--- Begin DATASET RECORDS ---

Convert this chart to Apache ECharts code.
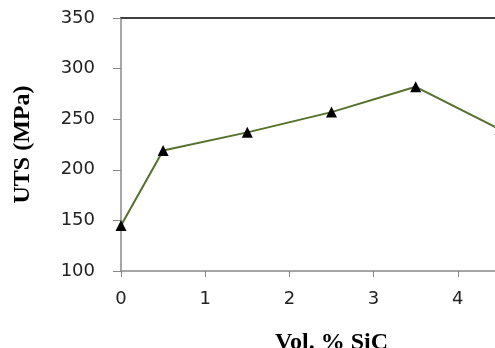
<!DOCTYPE html>
<html>
<head>
<meta charset="utf-8">
<script src="https://cdn.jsdelivr.net/npm/echarts@6/dist/echarts.min.js"></script>
<style>
html,body{margin:0;padding:0;background:#fff;}
#chart{width:495px;height:348px;}
</style>
</head>
<body>
<div id="chart"></div>
<script>
// vol % SiC vs UTS
var volSiC = [0, 0.5, 1.5, 2.5, 3.5, 4.5];
var uts = [145, 219, 237, 257, 282, 240];
var yTicks = [100, 150, 200, 250, 300, 350];

var points = [];
for (var i = 0; i < volSiC.length; i++) {
    points.push([volSiC[i], uts[i]]);
}

var myChart = echarts.init(document.getElementById('chart'));
myChart.setOption({
    animation: false,
    backgroundColor: '#fff',
    grid: { left: 121, top: 18, height: 253, width: 421, outerBoundsMode: 'none', containLabel: false },
    xAxis: [{
        type: 'value',
        min: 0, max: 5, interval: 1,
        name: 'Vol. % SiC',
        nameLocation: 'middle',
        nameGap: 60,
        nameTextStyle: { fontFamily: 'Liberation Serif', fontWeight: 'bold', fontSize: 24, color: '#000' },
        axisLine: { lineStyle: { color: '#888', width: 1.5 } },
        axisTick: { show: true, length: 6, lineStyle: { color: '#888' } },
        axisLabel: { margin: 19, fontFamily: 'DejaVu Sans', fontSize: 18, color: '#222', showMaxLabel: false },
        splitLine: { show: false }
    }, {
        type: 'value',
        position: 'top',
        min: 0, max: 5,
        axisLine: { show: true, lineStyle: { color: '#404040', width: 2 } },
        axisTick: { show: false },
        axisLabel: { show: false },
        splitLine: { show: false }
    }],
    yAxis: {
        type: 'value',
        min: yTicks[0], max: yTicks[yTicks.length - 1], interval: 50,
        name: 'UTS (MPa)',
        nameLocation: 'middle',
        nameGap: 86,
        nameTextStyle: { fontFamily: 'Liberation Serif', fontWeight: 'bold', fontSize: 24, color: '#000' },
        axisLine: { show: true, lineStyle: { color: '#888', width: 1.5 } },
        axisTick: { show: true, length: 8, lineStyle: { color: '#888' } },
        axisLabel: { margin: 26, fontFamily: 'DejaVu Sans', fontSize: 18, color: '#222' },
        splitLine: { show: false }
    },
    series: [{
        type: 'line',
        data: points,
        symbol: 'triangle',
        symbolSize: 11,
        itemStyle: { color: '#000' },
        lineStyle: { color: '#56702e', width: 2 },
        clip: false
    }]
});
</script>
</body>
</html>
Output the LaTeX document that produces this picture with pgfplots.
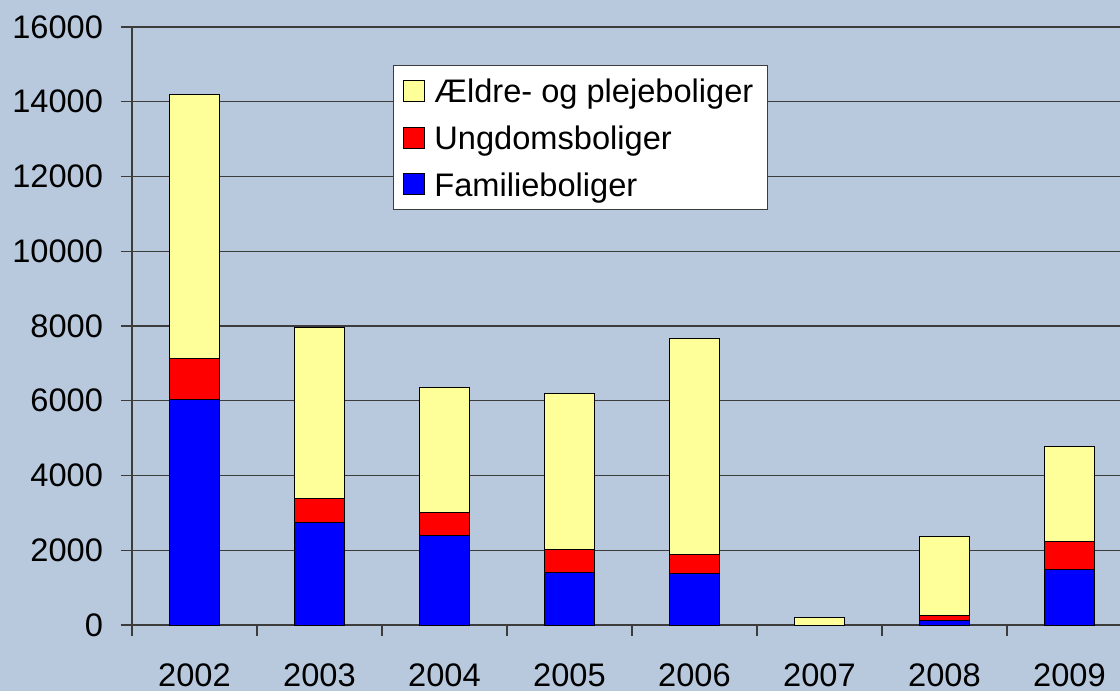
\documentclass[border=0pt]{standalone}
\usepackage{fontspec}
\setmainfont{Liberation Sans}
\usepackage{pgfplots}
\pgfplotsset{compat=1.18}
\definecolor{bg}{RGB}{184,201,222}
\definecolor{yel}{RGB}{255,255,153}
\definecolor{gridc}{RGB}{60,60,60}
\begin{document}
\begin{tikzpicture}
\fill[bg] (-66pt,-33pt) rectangle (494pt,312.5pt);
\begin{axis}[
  at={(0pt,0pt)}, anchor=south west,
  scale only axis, width=494pt, height=299pt,
  xmin=-0.5, xmax=7.404, ymin=0, ymax=16000,
  ybar stacked, bar width=25pt,
  axis x line*=bottom, axis y line*=left,
  axis line style={gridc, line width=0.6pt},
  xtick={-0.5,0.5,...,6.5}, xticklabels={},
  extra x ticks={0,1,2,3,4,5,6,7},
  extra x tick labels={2002,2003,2004,2005,2006,2007,2008,2009},
  extra x tick style={major tick length=0pt, xticklabel style={yshift=-16pt}},
  ytick={0,2000,...,16000},
  major tick length=5.5pt,
  tick align=outside,
  ymajorgrids,
  grid style={gridc, line width=0.6pt},
  tick style={gridc, line width=0.6pt},
  scaled y ticks=false,
  yticklabel style={/pgf/number format/1000 sep={}, xshift=-5.5pt},
  every tick label/.append style={font=\fontsize{16.3}{19.5}\selectfont},
  /pgf/number format/assume math mode=true,
  reverse legend,
  legend cell align=left,
  legend style={at={(0.264,0.9365)}, anchor=north west, fill=white, draw=gridc,
    line width=0.6pt, font=\fontsize{16.3}{19.5}\selectfont,
    nodes={text depth=0pt}, row sep=7.5pt,
    inner xsep=5pt, inner ysep=4.8pt},
  legend image code/.code={\draw[#1, draw=black, line width=0.5pt] (0pt,-5.25pt) rectangle (10.5pt,5.25pt); \path (13pt,0pt);},
]
\addplot+[fill=blue, draw=black, line width=0.5pt] coordinates {(0,6040) (1,2755) (2,2400) (3,1418) (4,1380) (5,0) (6,120) (7,1472)};
\addplot+[fill=red, draw=black, line width=0.5pt] coordinates {(0,1097) (1,625) (2,623) (3,615) (4,493) (5,0) (6,140) (7,758)};
\addplot+[fill=yel, draw=black, line width=0.5pt] coordinates {(0,7052) (1,4585) (2,3327) (3,4157) (4,5788) (5,190) (6,2113) (7,2551)};
\legend{Familieboliger, Ungdomsboliger, Ældre- og plejeboliger}
\end{axis}
\pgfresetboundingbox
\path (-66pt,-33pt) rectangle (494pt,312.5pt);
\end{tikzpicture}
\end{document}
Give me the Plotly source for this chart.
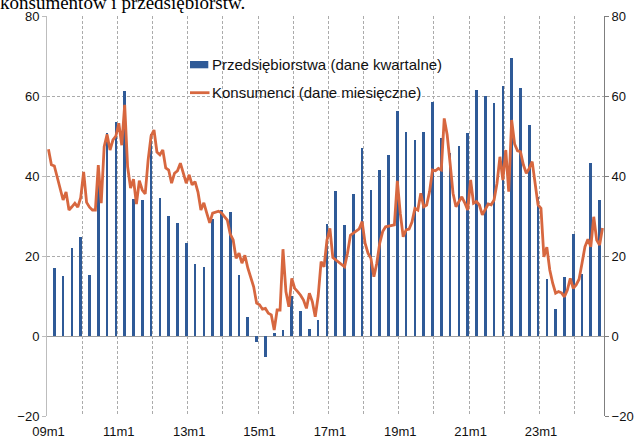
import plotly.graph_objects as go

# ---------------- data ----------------
years = list(range(2009, 2025))
# monthly categories 09m1 ... 24m10
months = [f"{y % 100:02d}m{m}" for y in years for m in range(1, 13)][:190]

# consumers (monthly)
konsumenci = [
    46.7, 42.8, 42.5, 39.8, 37.0, 34.0, 36.0, 31.5, 32.3, 33.2,
    32.2, 34.6, 41.0, 33.4, 32.2, 31.5, 31.5, 42.7, 33.2, 47.3,
    50.4, 46.5, 49.0, 50.0, 53.2, 47.7, 57.8, 42.3, 37.0, 39.2,
    33.0, 38.8, 36.5, 35.5, 44.0, 50.0, 51.5, 46.0, 45.3, 46.5,
    42.0, 41.5, 38.2, 40.7, 41.3, 43.2, 40.7, 38.2, 40.3, 37.8,
    38.6, 36.0, 31.5, 33.3, 30.7, 28.3, 30.7, 31.0, 31.2, 30.8,
    29.8, 29.0, 25.5, 24.0, 19.4, 20.7, 18.2, 20.2, 17.0, 14.5,
    12.3, 8.2, 7.8, 6.7, 6.9, 5.7, 5.3, 1.5, 6.5, 6.5,
    21.7, 11.1, 7.3, 14.4, 11.9, 11.1, 10.2, 9.0, 6.9, 10.7,
    8.6, 4.8, 10.0, 18.6, 17.3, 24.0, 26.9, 19.6, 19.0, 18.6,
    18.0, 17.3, 20.7, 25.2, 25.7, 26.2, 26.8, 28.6, 23.2, 20.7,
    19.4, 14.8, 18.2, 23.2, 26.1, 27.3, 27.5, 27.6, 27.8, 38.8,
    30.7, 24.8, 26.5, 26.7, 28.5, 31.9, 31.5, 35.7, 32.3, 32.75,
    36.1, 41.5, 41.3, 41.9, 41.5, 54.4, 50.3, 43.2, 35.7, 32.3,
    33.6, 34.8, 33.3, 31.5, 39.0, 33.2, 33.6, 32.75, 30.3, 31.5,
    33.0, 32.8, 34.0, 38.2, 44.8, 39.0, 46.5, 36.1, 54.0, 48.0,
    46.3, 46.1, 42.8, 40.7, 41.9, 43.6, 38.2, 32.75, 31.9, 19.8,
    22.2, 16.5, 13.2, 10.7, 11.1, 10.8, 9.8, 11.5, 14.4, 11.9,
    12.75, 14.2, 18.2, 22.3, 24.2, 22.3, 29.8, 24.0, 22.75, 27.0,
]

# enterprises (quarterly), shown at the last month of each quarter
przedsiebiorstwa = [
    16.9, 15.0, 21.9, 24.75, 15.2, 40.0, 50.7, 53.5, 61.25, 34.2,
    34.0, 50.5, 34.4, 30.1, 28.2, 23.25, 18.0, 17.3, 29.2, 31.4,
    31.0, 15.2, 4.7, -1.6, -5.3, 0.8, 1.5, 10.1, 6.25, 1.7,
    4.0, 28.0, 36.3, 27.7, 35.6, 47.1, 36.5, 41.6, 45.2, 56.2,
    51.0, 48.9, 51.0, 58.5, 49.4, 45.7, 47.6, 50.8, 61.5, 60.1,
    58.3, 62.5, 69.6, 62.1, 52.75, 34.8, 14.3, 6.75, 14.8, 25.5,
    15.6, 43.2, 34.0,
]

# positions of the monthly categories on the axis (one slot per month)
mpos = list(range(len(months)))
qpos = mpos[2::3]            # last month of each quarter
label_pos = mpos[::24]       # every second January
label_text = months[::24]    # 09m1, 11m1, ..., 23m1

legend_labels = ["Przedsiębiorstwa (dane kwartalne)", "Konsumenci (dane miesięczne)"]
caption = "konsumentów i przedsiębiorstw."

# ---------------- style ----------------
BLUE = "#2F5A97"
ORANGE = "#D7673F"
GRID = "#ABABAB"
FONT = "Liberation Sans, Arial, sans-serif"
W, H = 641, 441
ML, MR, MT, MB = 47, 37, 16, 25
PW, PH = W - ML - MR, H - MT - MB


def px(x):
    return (x - ML) / PW


def py(y):
    return (H - MB - y) / PH


fig = go.Figure()
fig.add_trace(go.Bar(x=qpos, y=przedsiebiorstwa, width=0.9,
                     customdata=months[2::3], hovertemplate="%{customdata}: %{y}<extra></extra>",
                     marker=dict(color=BLUE, line=dict(width=0)),
                     name=legend_labels[0], showlegend=False))
fig.add_trace(go.Scatter(x=mpos, y=konsumenci, mode="lines",
                         customdata=months, hovertemplate="%{customdata}: %{y}<extra></extra>",
                         line=dict(color=ORANGE, width=2.8),
                         name=legend_labels[1], showlegend=False))
# empty trace so that the mirrored right-hand axis is drawn
fig.add_trace(go.Scatter(x=[0], y=[None], yaxis="y2", mode="lines",
                         showlegend=False, hoverinfo="skip"))

shapes = [
    dict(type="rect", xref="paper", yref="paper",
         x0=px(190), x1=px(208.3), y0=py(68.3), y1=py(61),
         fillcolor=BLUE, line=dict(width=0)),
    dict(type="line", xref="paper", yref="paper",
         x0=px(190), x1=px(209.5), y0=py(92.7), y1=py(92.7),
         line=dict(color=ORANGE, width=2.8)),
]
annotations = [
    dict(xref="paper", yref="paper", x=px(209.5), y=py(64.7), xanchor="left",
         yanchor="middle", text=legend_labels[0], showarrow=False,
         font=dict(family=FONT, size=15, color="#111111")),
    dict(xref="paper", yref="paper", x=px(209.5), y=py(92.7), xanchor="left",
         yanchor="middle", text=legend_labels[1], showarrow=False,
         font=dict(family=FONT, size=15, color="#111111")),
    dict(xref="paper", yref="paper", x=px(-2), y=py(2.0), xanchor="left",
         yanchor="middle", text=caption, showarrow=False,
         font=dict(family="Liberation Serif, Times New Roman, serif", size=19,
                   color="#000000")),
]

fig.update_layout(
    width=W, height=H,
    margin=dict(l=ML, r=MR, t=MT, b=MB, pad=0, autoexpand=False),
    paper_bgcolor="white", plot_bgcolor="white",
    font=dict(family=FONT, size=13, color="#111111"),
    showlegend=False,
    bargap=0,
    xaxis=dict(
        type="linear", range=[-0.5, len(months) - 0.5], automargin=False,
        tickmode="array", tickvals=label_pos, ticktext=label_text,
        ticks="", tickangle=0, showgrid=False, ticklabelstandoff=6,
        minor=dict(tickmode="linear", tick0=-0.5, dtick=12, ticks="",
                   showgrid=True, gridcolor=GRID, gridwidth=1,
                   griddash="3px,2px"),
        showline=False, zeroline=False,
        tickfont=dict(family=FONT, size=13, color="#111111"),
    ),
    yaxis=dict(
        range=[-20, 80], tick0=0, dtick=20, automargin=False,
        showgrid=True, gridcolor=GRID, gridwidth=1, griddash="3px,2px",
        zeroline=True, zerolinecolor="#A0A0A0", zerolinewidth=1,
        showline=True, linecolor="#BDBDBD", linewidth=1,
        ticks="outside", ticklen=4, tickcolor="#BDBDBD",
        tickfont=dict(family=FONT, size=13, color="#111111"),
    ),
    yaxis2=dict(
        overlaying="y", side="right", range=[-20, 80], tick0=0, dtick=20,
        automargin=False,
        showgrid=False, zeroline=False,
        showline=True, linecolor="#7F7F7F", linewidth=1,
        ticks="outside", ticklen=4, tickcolor="#7F7F7F",
        tickfont=dict(family=FONT, size=13, color="#111111"),
    ),
    shapes=shapes,
    annotations=annotations,
)

fig.write_html("out.html",
               config={"displayModeBar": False},
               post_script="document.body.style.margin='0px';"
                           "document.body.style.overflow='hidden';")
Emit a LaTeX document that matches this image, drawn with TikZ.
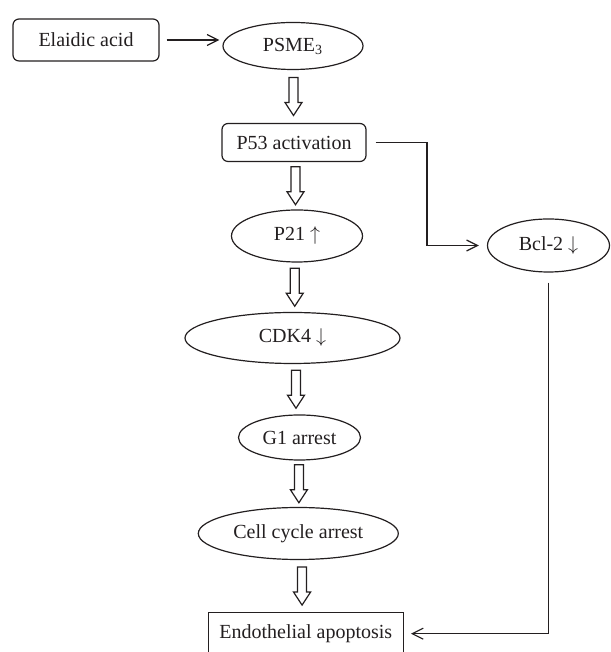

--- End DATASET RECORDS ---

### OBJECTIVE:
Gather from the entries above all lines that include the string "code".

### OUTPUT:
Convert this chart to Apache ECharts code.
  legend image code/.code={\draw[#1, draw=black, line width=0.5pt] (0pt,-5.25pt) rectangle (10.5pt,5.25pt); \path (13pt,0pt);},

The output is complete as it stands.